The Known Unknowns: Almost as well as they know their strengths, Knower know what they don’t know - or at least, what they don’t know how to pull off as well as the things they do. Chief among them: Knower know they don’t know how to make more laid back tracks as captivating as more energetic ones in their current style. This leads to the band consciously leaning into Cole’s hyperactive drumming; most successfully on cuts like
The Abyss, which caterwauls atop Cole’s breakbeat interpretation.
KNOWER FOREVER has relatively few tracks which wind back to let things breathe. Aside from the stately splendour of closer
Crash the Car, the album’s sole low-tempo success,
Same Smile, Different Face peters out into silence after two and a half minutes, and
Real Nice Moment’s earnest poetry is undercut by a stodgy, stolid arrangement. The result is a much less dynamic album than one may expect from a duo with such a musical pedigree - and one which deliberately abandons such dynamics to play to the kinetic triumph of tracks like the abhorrently danceable
Nightmare.
The Unknown Knowns: Conspicuously absent from Rumsfeld’s original address, it was philosopher and living meme Slavoj Zizek that proffered that, though instinctively read as “something which one does not realise one knows,” it may be more useful to think of this quadrant of our Matrix as “the things we know, but would prefer to act like we don’t”. And when it comes to Knower, there is one issue that the band seems content to ignore. Though a capable and accomplished vocalist, the closest Artadi comes to deviating from her usual airy sighing is during the aforementioned
Do Hot Girls Like Chords?, where she successfully transitions to a maliciously robotic delivery that comes across like an impression of Alexa with an axe to grind. For the most part, though it works well for tracks such as the minimalist slow burn of
Ride the Dolphin and the frenzied basketball-in-your-brain chiptune of
It’s All Nothing Until It’s Everything Artadi’s lack of deviation from the playbook, whether a deliberate stylistic affectation, or a genuine limitation (one suspects the former) robs
KNOWER FOREVER of both the potential emotional resonance of some of it’s more vulnerable moments, and a sense of versatility sorely needed given the already-made decision to lean on Cole’s busier arrangements. Why the band is content to leave this unaddressed, even if just for the sake of stylistic consistency, is ultimately inexplicable.
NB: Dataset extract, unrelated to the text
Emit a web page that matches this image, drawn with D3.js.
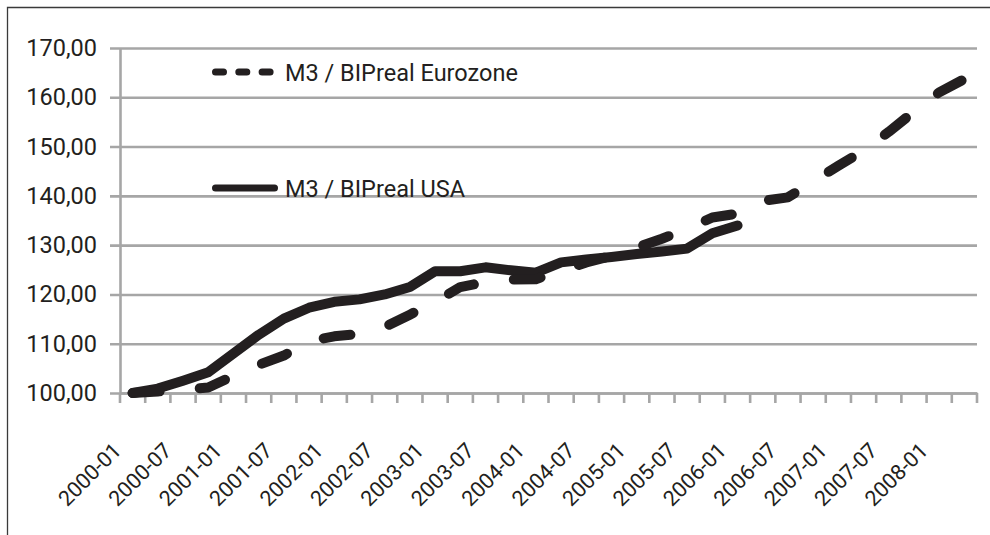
<!DOCTYPE html>
<html>
<head>
<meta charset="utf-8">
<script src="https://cdn.jsdelivr.net/npm/d3@7"></script>
<style>
  html, body { margin: 0; padding: 0; background: #ffffff; }
  svg { display: block; }
  text { font-family: Roboto, "Noto Sans", sans-serif; fill: #231f20; }
</style>
</head>
<body>
<svg id="chart" width="990" height="535"></svg>
<script>
// ---- data ----
const categories = [
  "2000-01","2000-04","2000-07","2000-10",
  "2001-01","2001-04","2001-07","2001-10",
  "2002-01","2002-04","2002-07","2002-10",
  "2003-01","2003-04","2003-07","2003-10",
  "2004-01","2004-04","2004-07","2004-10",
  "2005-01","2005-04","2005-07","2005-10",
  "2006-01","2006-04","2006-07","2006-10",
  "2007-01","2007-04","2007-07","2007-10",
  "2008-01","2008-04"
];
const xTickLabels = [
  "2000-01","2000-07","2001-01","2001-07","2002-01","2002-07",
  "2003-01","2003-07","2004-01","2004-07","2005-01","2005-07",
  "2006-01","2006-07","2007-01","2007-07","2008-01"
];
const euroValues = [
  100.0, 100.3, 100.7, 101.1,
  103.5, 105.7, 107.6, 110.5,
  111.5, 112.0, 113.4, 115.9,
  118.5, 121.5, 122.5, 123.0,
  123.1, 124.8, 126.5, 127.8,
  129.5, 131.3, 133.3, 135.6,
  136.4, 139.0, 139.7, 142.9,
  146.1, 149.2, 153.0, 157.1,
  161.0, 163.7
];
const usaValues = [
  100.0, 100.9, 102.5, 104.2,
  108.0, 111.8, 115.1, 117.3,
  118.5, 119.0, 120.0, 121.5,
  124.7, 124.7, 125.5, 124.9,
  124.4, 126.5, 127.1, 127.6,
  128.2, 128.7, 129.3, 132.4,
  134.0
];
const yTicks = [100, 110, 120, 130, 140, 150, 160, 170];
const seriesNames = ["M3 / BIPreal Eurozone", "M3 / BIPreal USA"];

// ---- layout ----
const svg = d3.select("#chart");
const plot = { left: 120, right: 977, top: 48, bottom: 393 };
const gridColor = "#a6a6a6";
const ink = "#231f20";

svg.append("rect").attr("width", 990).attr("height", 535).attr("fill", "#fff");

// outer frame (cropped on right/bottom)
svg.append("path")
  .attr("d", "M7.5,535 L7.5,7.5 L990,7.5")
  .attr("fill", "none").attr("stroke", "#3a3a3a").attr("stroke-width", 1.3);

const x = d3.scaleBand().domain(categories).range([plot.left, plot.right]).paddingInner(0).paddingOuter(0);
const y = d3.scaleLinear().domain([100, 170]).range([plot.bottom, plot.top]);
const cx = c => x(c) + x.bandwidth() / 2;

const locale = d3.formatLocale({ decimal: ",", thousands: ".", grouping: [3], currency: ["", " €"] });
const fmt = locale.format(".2f");

// y axis with gridlines
const yAxis = d3.axisLeft(y)
  .tickValues(yTicks)
  .tickSizeInner(-(plot.right - plot.left))
  .tickSizeOuter(0)
  .tickPadding(23)
  .tickFormat(fmt);

const gy = svg.append("g").attr("transform", `translate(${plot.left},0)`).call(yAxis);
gy.select(".domain").attr("stroke", gridColor).attr("stroke-width", 2.6);
gy.selectAll(".tick line").attr("stroke", gridColor).attr("stroke-width", 2.6).attr("x1", -10);
gy.selectAll(".tick text")
  .attr("font-size", 23.5)
  .attr("font-family", "Roboto, sans-serif")
  .attr("fill", ink);

// x axis line
const xAxis = d3.axisBottom(x).tickSize(0).tickFormat("");
const gx = svg.append("g").attr("transform", `translate(0,${plot.bottom})`).call(xAxis);
gx.select(".domain").attr("stroke", gridColor).attr("stroke-width", 2.6);

// x tick marks on band boundaries
const boundaries = categories.map(c => x(c)).concat([x(categories[categories.length - 1]) + x.bandwidth()]);
svg.append("g").selectAll("line").data(boundaries).join("line")
  .attr("x1", d => d).attr("x2", d => d)
  .attr("y1", plot.bottom).attr("y2", plot.bottom + 10)
  .attr("stroke", gridColor).attr("stroke-width", 2.6);

// x labels (every other category)
const gl = svg.append("g");
gl.selectAll("text").data(xTickLabels).join("text")
  .attr("transform", d => `translate(${cx(d) - 10},${plot.bottom + 59}) rotate(-45)`)
  .attr("text-anchor", "end")
  .attr("font-size", 21.5)
  .text(d => d);

// lines
const line = d3.line().x((d, i) => cx(categories[i])).y(d => y(d));

svg.append("path")
  .datum(usaValues)
  .attr("d", line)
  .attr("fill", "none").attr("stroke", ink).attr("stroke-width", 10)
  .attr("stroke-linejoin", "round").attr("stroke-linecap", "round");

svg.append("path")
  .datum(euroValues)
  .attr("d", line)
  .attr("fill", "none").attr("stroke", ink).attr("stroke-width", 10)
  .attr("stroke-dasharray", "27,40.3")
  .attr("stroke-linejoin", "round").attr("stroke-linecap", "round");

// legend
const legend = [
  { name: seriesNames[0], dash: "8,15.3", ly: 72, ty: 81 },
  { name: seriesNames[1], dash: null, ly: 188, ty: 197 }
];
const lg = svg.append("g");
lg.selectAll("line").data(legend).join("line")
  .attr("x1", 215.5).attr("x2", 274.5)
  .attr("y1", d => d.ly).attr("y2", d => d.ly)
  .attr("stroke", ink).attr("stroke-width", 7)
  .attr("stroke-linecap", "round")
  .attr("stroke-dasharray", d => d.dash);
lg.selectAll("text").data(legend).join("text")
  .attr("x", 285).attr("y", d => d.ty)
  .attr("font-size", 23.5)
  .text(d => d.name);
</script>
</body>
</html>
The Unknown, Unknown: Whether a case of nominative determinism, or an appropriately-selected aptronym, it is evident that Knower know many things: their target audience, their instruments, their medium, and their limitations. Unfortunately though, meaningful analysis of our final quadrant from here becomes nigh on impossible – hard as it is to assess the extent of our ignorance on some questions. Will
KNOWER FOREVER prove to be the beginning of a new chapter of experimentation for the band, or will it prove to be a fitting swan song for two pioneers of social media’s quickly-fading Wild West?
As Donald Rumsfeld cannily misappropriated on that fateful day in 2002, there are some things that ultimately, are beyond our capacity for knowing – whether in advance, or, oftentimes, at all.
And in the end, when it comes to a group like Knower, isn’t that all part of the fun?